13th Apr 2016 08:57
LONDON (Alliance News) - Chariot Oil & Gas Ltd on Wednesday said it plans to focus on partnering with other firms, protecting its portfolio and its healthy cash balance as it reported a hefty loss for the recently ended financial year in 2015.
Although the company made a substantial USD14.7 million pretax loss in the year, that is considerably narrower than the USD41.8 million loss reported in 2014 as the USD33.6 million impairment booked in 2014 was not repeated.
Excluding that large impairment, the pretax loss in 2014 only amounted to USD8.2 million.
Chariot's share-based payments fell by USD642,000 year-on-year and its administrative costs fell by USD1.6 million, however those reductions were offset by a USD2.3 million rise in finance costs, a USD200,000 fall in finance income and the company booking a USD6.6 million provision against its inventory which was not present the year before.
Chariot said it is protecting cash as it reported a balance of USD39.7 million, which it said is "significantly in excess" of its financial commitments. More importantly, Chariot remains debt free and is continuing to rein in costs by cutting its remuneration for its board by 50% during the year and by being disciplined with its capital expenditure.
The company is protecting its portfolio of assets, mainly within Morocco but also elsewhere. However, Chariot said it is still considering potential acquisition opportunities.
"Our portfolio fundamentals remain unchanged by these external influences, and our strong cash position with no debt offers us a solid platform to be able to make progress in these tougher times. We continue to deliver on our strategy; partnering for drilling, managing risk and progressing the technical understanding of our asset base whilst being opportunistic yet prudent in these market conditions," said Chief Executive Larry Bottomley.

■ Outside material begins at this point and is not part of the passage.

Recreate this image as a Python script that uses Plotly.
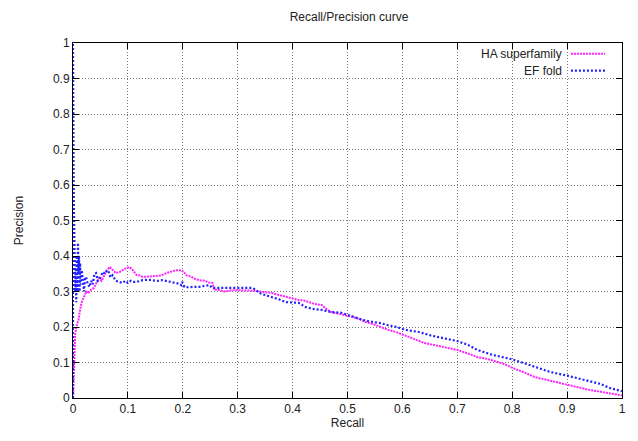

Partnering will be a focus for the company following Chariot's farm out on the Rabat Deep project in Morocco in 2015. That farm-out was with Italian major Eni, leaving Chariot with a 10% carried interest on the JP-1 drilling prospect. Chariot and Eni have opened up a data room to encourage new partners to come into the project.
The Rabat Deep licence has been extended whilst the Mohammedia reconnaissance licence has been converted into exploration permits focused on the JP-2 target. The Loukos licence was relinquished in 2015.
However, most expenditure this year will be on acquiring 3D seismic over Chariot's licenses in Brazil and Namibia.
"In Morocco we look forward to Eni joining us as a partner on Rabat Deep and the preparations for drilling. In Mauritania, we will continue with our partnering process," said Chariot.
"In Namibia we completed the acquisition of our 2,600 kilometres squared 3D seismic programme in the central blocks in February 2016, and in Brazil we recently acquired our 785 kilometres squared 3D seismic programme. Processing for both datasets is underway and these will be interpreted in house in due course," it added.
"This activity meets the current commitments in both of these licences, completing all work programmes across the portfolio, and will allow us to identify and mature further prospectivity in these regions," said Chariot.
Chariot shares were trading up 2.4% to 10.75 pence per share on Wednesday morning.